### WHAT IS ASKED
Repeat exactly the lines running from the first line of the data to the line containing "import numpy as np", both ends included, and nothing else; drop the pictures.
====
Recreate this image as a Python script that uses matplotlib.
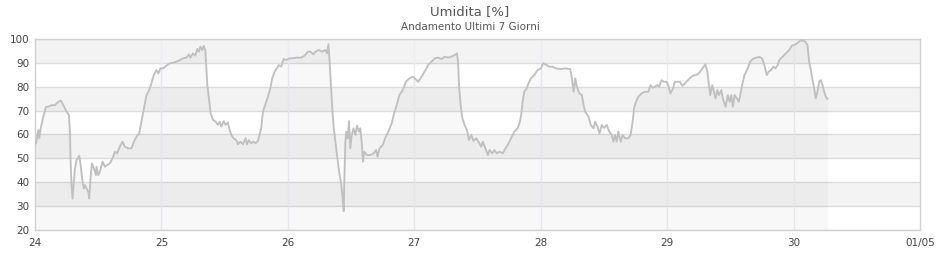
import matplotlib
matplotlib.use("Agg")
import matplotlib.pyplot as plt
import numpy as np

# ---- data (day of month, relative humidity %) ----
days_a = [24.008, 24.026, 24.034, 24.045, 24.066, 24.087, 24.105, 24.132, 24.158, 24.184,
          24.205, 24.224, 24.25, 24.268, 24.276, 24.282, 24.289, 24.297, 24.308, 24.316,
          24.329, 24.35, 24.361, 24.376, 24.387, 24.395, 24.408, 24.421, 24.429, 24.439,
          24.45, 24.466, 24.482, 24.487, 24.5, 24.513, 24.534, 24.553, 24.571, 24.592,
          24.613, 24.632, 24.65, 24.671, 24.692, 24.711, 24.737, 24.763, 24.782, 24.803,
          24.824, 24.842, 24.855, 24.868, 24.882, 24.903, 24.921, 24.939, 24.961, 24.976,
          24.992, 25.013, 25.039, 25.066, 25.097, 25.132, 25.171, 25.197, 25.218, 25.229,
          25.25, 25.268, 25.284, 25.297, 25.308, 25.324, 25.334, 25.347, 25.355, 25.363,
          25.376, 25.389, 25.408, 25.429, 25.447, 25.461, 25.474, 25.492, 25.508, 25.526,
          25.539, 25.553, 25.571, 25.592, 25.605, 25.624, 25.645, 25.666, 25.676, 25.692,
          25.711, 25.729, 25.745, 25.763, 25.776, 25.789, 25.803, 25.824, 25.842, 25.861,
          25.876, 25.895, 25.913, 25.929, 25.947, 25.966, 25.987, 26.013, 26.039, 26.066,
          26.105, 26.132, 26.158]
hum_a = [56.3, 61.9, 58.4, 62.6, 67.5, 71.6, 71.6, 72.3, 72.3, 73.7,
         74.2, 72.3, 69.6, 68.2, 61.2, 48.6, 38.8, 33.2, 40.2, 45.8,
         49.3, 51.1, 47.2, 40.2, 37.4, 38.8, 37.4, 36.0, 33.2, 41.6,
         47.9, 45.8, 43.0, 46.5, 43.0, 44.4, 48.6, 46.5, 47.2, 47.9,
         50.0, 52.8, 52.1, 54.9, 57.0, 54.9, 54.2, 54.2, 57.0, 59.1,
         60.5, 65.4, 68.9, 72.3, 76.5, 78.6, 81.4, 84.9, 87.0, 85.6,
         87.7, 87.7, 88.8, 89.8, 90.1, 90.8, 91.9, 92.2, 93.6, 92.2,
         94.0, 93.0, 95.8, 94.7, 96.8, 95.4, 97.1, 95.4, 87.7, 80.7,
         75.1, 68.9, 66.1, 65.4, 64.0, 65.4, 63.3, 65.6, 64.0, 65.1,
         61.9, 59.8, 58.4, 57.7, 55.9, 57.0, 55.9, 58.4, 55.9, 57.7,
         56.3, 57.0, 56.3, 57.3, 59.8, 62.6, 69.6, 73.0, 75.8, 79.3,
         83.5, 86.3, 87.7, 89.1, 88.4, 91.6, 91.2, 91.9, 91.9, 92.2,
         92.2, 93.0, 94.7]

days_b = [26.179, 26.2, 26.219, 26.245, 26.271, 26.297, 26.31, 26.321, 26.332, 26.342,
          26.353, 26.363, 26.376, 26.389, 26.402, 26.415, 26.423, 26.431, 26.442, 26.447,
          26.455, 26.463, 26.473, 26.484, 26.494, 26.505, 26.52, 26.533, 26.547, 26.562,
          26.573, 26.586, 26.594, 26.604, 26.625, 26.651, 26.678, 26.698, 26.709, 26.725,
          26.751, 26.769, 26.795, 26.822, 26.84, 26.861, 26.882, 26.908, 26.934, 26.961,
          26.987, 27.005, 27.031, 27.058, 27.084, 27.11, 27.136, 27.162, 27.189, 27.215,
          27.241, 27.267, 27.293, 27.32, 27.338, 27.346, 27.354, 27.364, 27.38, 27.398,
          27.417, 27.432, 27.451, 27.469, 27.49, 27.511, 27.529, 27.542, 27.563, 27.582,
          27.595, 27.616, 27.634, 27.653, 27.673, 27.7, 27.721, 27.739, 27.765, 27.791,
          27.818, 27.836, 27.849, 27.857, 27.87, 27.888, 27.909, 27.922, 27.949, 27.975,
          28.001, 28.019, 28.04, 28.067, 28.093, 28.119, 28.158]
hum_b = [94.7, 93.6, 94.7, 95.4, 94.7, 95.4, 94.0, 97.8, 89.1, 79.3,
         69.6, 62.6, 57.0, 51.4, 45.8, 41.6, 38.8, 34.6, 27.9, 41.6,
         57.0, 61.2, 58.4, 65.6, 54.2, 59.8, 62.6, 59.8, 63.7, 61.2,
         62.6, 55.6, 48.6, 52.8, 51.4, 51.4, 52.1, 53.5, 50.7, 54.2,
         55.6, 58.4, 61.2, 64.7, 68.9, 72.3, 76.5, 78.6, 82.1, 83.5,
         84.2, 83.5, 82.1, 84.2, 86.6, 89.1, 90.5, 91.9, 92.2, 91.6,
         92.6, 92.2, 92.6, 93.3, 94.0, 90.5, 80.7, 73.7, 66.8, 64.0,
         61.9, 57.7, 59.8, 57.3, 58.4, 56.7, 54.9, 57.0, 54.2, 51.4,
         53.5, 52.1, 53.5, 52.1, 52.8, 52.1, 54.2, 55.6, 58.4, 61.2,
         62.6, 65.4, 69.6, 73.7, 77.9, 79.3, 82.1, 83.5, 84.9, 87.0,
         87.7, 89.8, 89.4, 88.4, 88.4, 87.7, 87.4]

days_c = [28.194, 28.234, 28.247, 28.26, 28.273, 28.286, 28.307, 28.326, 28.339, 28.352,
          28.378, 28.396, 28.417, 28.431, 28.449, 28.465, 28.483, 28.501, 28.522, 28.543,
          28.562, 28.575, 28.588, 28.601, 28.614, 28.633, 28.648, 28.667, 28.693, 28.711,
          28.727, 28.738, 28.753, 28.772, 28.798, 28.824, 28.851, 28.869, 28.885, 28.903,
          28.921, 28.937, 28.956, 28.974, 28.995, 29.008, 29.026, 29.047, 29.06, 29.079,
          29.1, 29.121, 29.139, 29.166, 29.192, 29.218, 29.244, 29.27, 29.289, 29.302,
          29.318, 29.331, 29.341, 29.357, 29.37, 29.383, 29.396, 29.41, 29.428, 29.441,
          29.462, 29.48, 29.494, 29.507, 29.52, 29.533, 29.551, 29.567, 29.578, 29.593,
          29.612, 29.625, 29.638, 29.656, 29.677, 29.704, 29.73, 29.751, 29.769, 29.788,
          29.803, 29.822, 29.84, 29.856, 29.874, 29.887, 29.913, 29.94, 29.966, 29.987,
          30.018, 30.05, 30.071, 30.092, 30.11, 30.123, 30.137, 30.15, 30.163, 30.176,
          30.189, 30.202, 30.215, 30.229, 30.242, 30.255, 30.268]
hum_c = [87.7, 87.4, 83.5, 77.9, 83.5, 80.0, 77.2, 76.5, 72.3, 69.6,
         67.5, 64.0, 62.6, 65.4, 63.3, 60.5, 64.0, 62.8, 64.0, 61.2,
         59.8, 57.0, 59.8, 57.0, 61.2, 57.0, 59.8, 58.4, 58.4, 59.8,
         65.4, 70.9, 73.7, 75.8, 77.2, 77.9, 77.9, 80.7, 79.6, 80.0,
         80.7, 80.0, 82.8, 82.1, 82.1, 80.7, 77.2, 79.3, 82.1, 82.1,
         82.1, 80.4, 81.4, 82.8, 84.2, 84.9, 85.2, 87.0, 88.4, 89.4,
         86.3, 80.7, 76.5, 80.7, 77.9, 75.1, 78.6, 76.5, 78.6, 75.1,
         71.6, 76.5, 73.7, 76.5, 71.6, 76.5, 75.1, 73.7, 76.5, 80.7,
         84.9, 86.3, 87.7, 90.5, 91.6, 92.2, 92.5, 91.9, 89.1, 84.9,
         86.3, 87.0, 88.4, 87.7, 89.1, 91.2, 92.6, 94.0, 95.4, 97.2,
         97.8, 99.2, 99.4, 98.9, 97.5, 90.5, 87.0, 82.8, 79.3, 75.1,
         77.9, 82.1, 82.8, 80.7, 77.9, 75.8, 74.9]

x_ticks = [24, 25, 26, 27, 28, 29, 30, 31]
x_labels = ["24", "25", "26", "27", "28", "29", "30", "01/05"]
y_ticks = [20, 30, 40, 50, 60, 70, 80, 90, 100]

title = "Umidita [%]"
subtitle = "Andamento Ultimi 7 Giorni"

days = np.array(days_a + days_b + days_c)
hum = np.array(hum_a + hum_b + hum_c)

# ---- figure ----
plt.rcParams['font.family'] = ['DejaVu Sans']
fig = plt.figure(figsize=(9.4, 2.6), dpi=100)
ax = fig.add_axes([35 / 940, 1 - 230 / 260, 885 / 940, 191 / 260])
ax.set_xlim(24, 31)
ax.set_ylim(20, 100)

# alternating horizontal bands: 90-100 gray, 80-90 white, 70-80 gray, ...
for lo in y_ticks[:-1]:
    idx = (100 - lo) // 10
    color = "#f3f3f3" if idx % 2 == 1 else "#ffffff"
    ax.axhspan(lo, lo + 10, color=color, zorder=0, lw=0)

# grid
for yv in y_ticks:
    ax.axhline(yv, color="#dcdcdc", lw=1.0, zorder=1)
for xv in x_ticks[1:-1]:
    ax.axvline(xv, color="#ececf6", lw=1.0, zorder=1)

# area + line
ax.fill_between(days, hum, 20, color="#000000", alpha=0.026, lw=0, zorder=2)
ax.plot(days, hum, color="#c0c0c0", lw=1.35, zorder=3)

ax.set_xticks(x_ticks)
ax.set_xticklabels(x_labels)
ax.set_yticks(y_ticks)
ax.tick_params(axis="both", length=0, labelsize=7.5, colors="#444444", pad=4)
ax.tick_params(axis="x", pad=6)
for sp in ax.spines.values():
    sp.set_color("#d0d0d0")
    sp.set_linewidth(1.0)

fig.text(0.5, 1 - 12 / 260, title, ha="center", va="center", fontsize=9.5, color="#555555")
fig.text(0.5, 1 - 27 / 260, subtitle, ha="center", va="center", fontsize=7.5, color="#555555")

fig.savefig("out.png", dpi=100, facecolor="white")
====
### PROBLEM SOLUTION
Recreate this image as a Python script that uses matplotlib.
import matplotlib
matplotlib.use("Agg")
import matplotlib.pyplot as plt
import numpy as np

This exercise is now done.